Accounting for Price Waterhouse: Proving Disparate Treatment Under Title VII
58 Pages Posted: 3 Jan 2014
Date Written: January 2, 1991
Abstract
The traditional "McDonnell Douglas" litigation structure was cast into serious question by the Supreme Court's decision in Price Waterhouse v. Hopkins, which created an alternative mode of analysis for some subset of individual disparate treatment cases claiming discrimination in violation of Title VII. In the wake of that decision, the question of what cases ought to be analyzed under what structure has emerged starkly. On the one hand, the dividing line seems straightforward: McDonnell Douglas cases are "pretext" problems: did the alleged discrimination in fact occur. In this view, Price Waterhouse cases are "mixed motive" ones: there are both legitimate and illegitimate reasons present, and the question is simply which caused the decision.
The problem with this perspective is that both kinds of cases pose the "pretext" problem: In pure McDonnell Douglas situations, the question is whether the legitimate reason exists at all; but in pure Price Waterhouse cases, it is whether the legitimate reason is the reason for the decision.
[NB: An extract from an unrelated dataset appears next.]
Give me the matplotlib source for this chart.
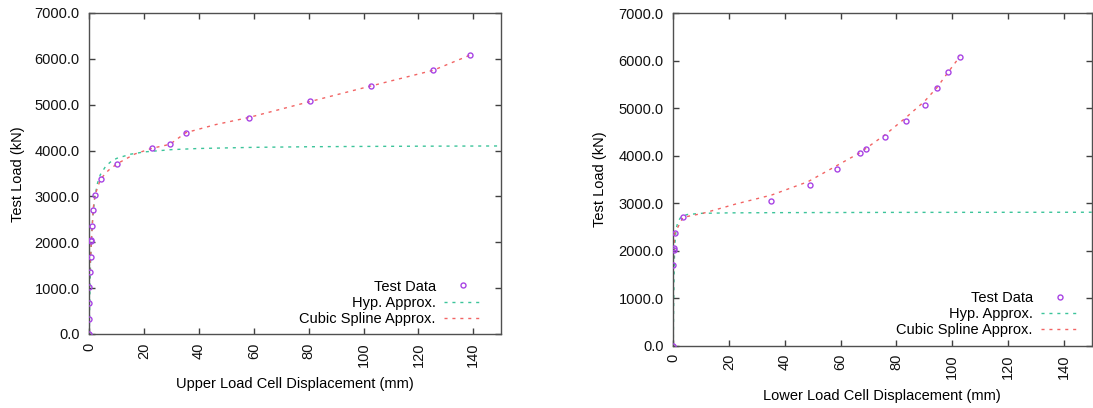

In both instances, the employer claims that it acted because of a nondiscriminatory reason, and the plaintiff tries to show that this claim is a pretext for the true reasons for its action.
It is also possible to say that all cases are mixed motive ones: even McDonnell-Douglas cases are predicated on the existence of discriminatory motivations, and the employer's articulation of a nondiscriminatory reason does not negate the possibility that discrimination motivated the decision. It merely offers an alternative motivation that may (or may not) be more plausible than the inference of discrimination. Further, while racial and gender bias remains deeply embedded in American society, the law and social attitudes have changed sufficiently for there rarely to be a case in which the employer acts solely from discriminatory motives. Most employment decisions will flow from a muddle of motives.
This suggests that, from a commonsense perspective, almost all cases involving any discrimination at all are likely to be Price Waterhouse cases, not McDonnell-Douglas ones, in the sense that the employer will have both good reasons and bad ones for its adverse employment action.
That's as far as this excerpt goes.